Bull is positioning the new HPC blades at the high end of the HPC market, covering the top third of the departmental HPC segment, and all of the divisional and supercomputing segments. At this point, the company is confining most of its efforts to Western Europe, where it’s already made inroads selling HPC systems to companies like Airbus, Daussalt Aviation, Total, CEA, and the Jülich Supercomputing Center, among others. Bull estimates revenue in the segments it is going after at EUR1.2 billion in 2009, growing to EUR1.6 billion in 2013. The company’s goal is to grab 10 percent of that market. “We definitely think we’re on track in reaching that objective,” said Bruno Pinna, Bull’s group marketing director.

Bull is also targeting HPC opportunities in South America and Africa, and will be looking to expand its presence there and in other emerging markets. But for the time being, the company appears reluctant to expand into North America and tackle the likes of IBM, HP, and Dell on their home turf.

Two customers have already signed up for bullx machines: CEA, the French authority for nuclear energy, and the University of Cologne in Germany.
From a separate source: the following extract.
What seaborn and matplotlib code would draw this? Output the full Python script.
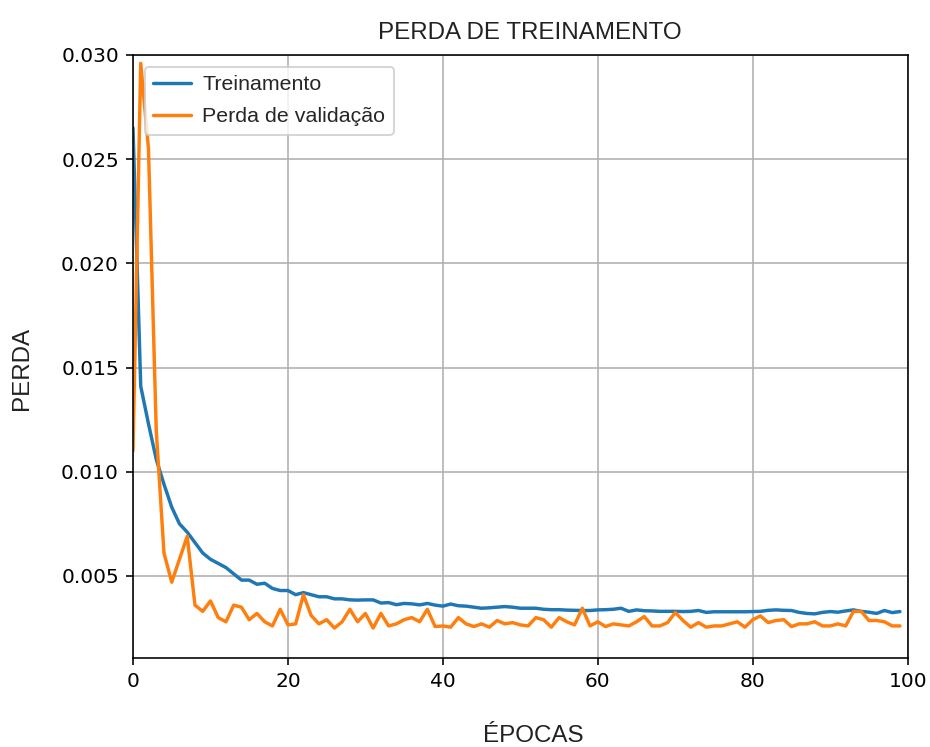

Both are CPU-only deployments, although CEA recently completed installation of a 300-teraflop Bull supercomputer based on NovaScale servers and NVIDIA GPUs.

Pricing on the new gear is not publicly available, although Bull says the new bullx systems will generally cost from a few tens of thousands of Euros for departmental, single chassis configurations, to several tens of millions of Euros for petascale-class systems.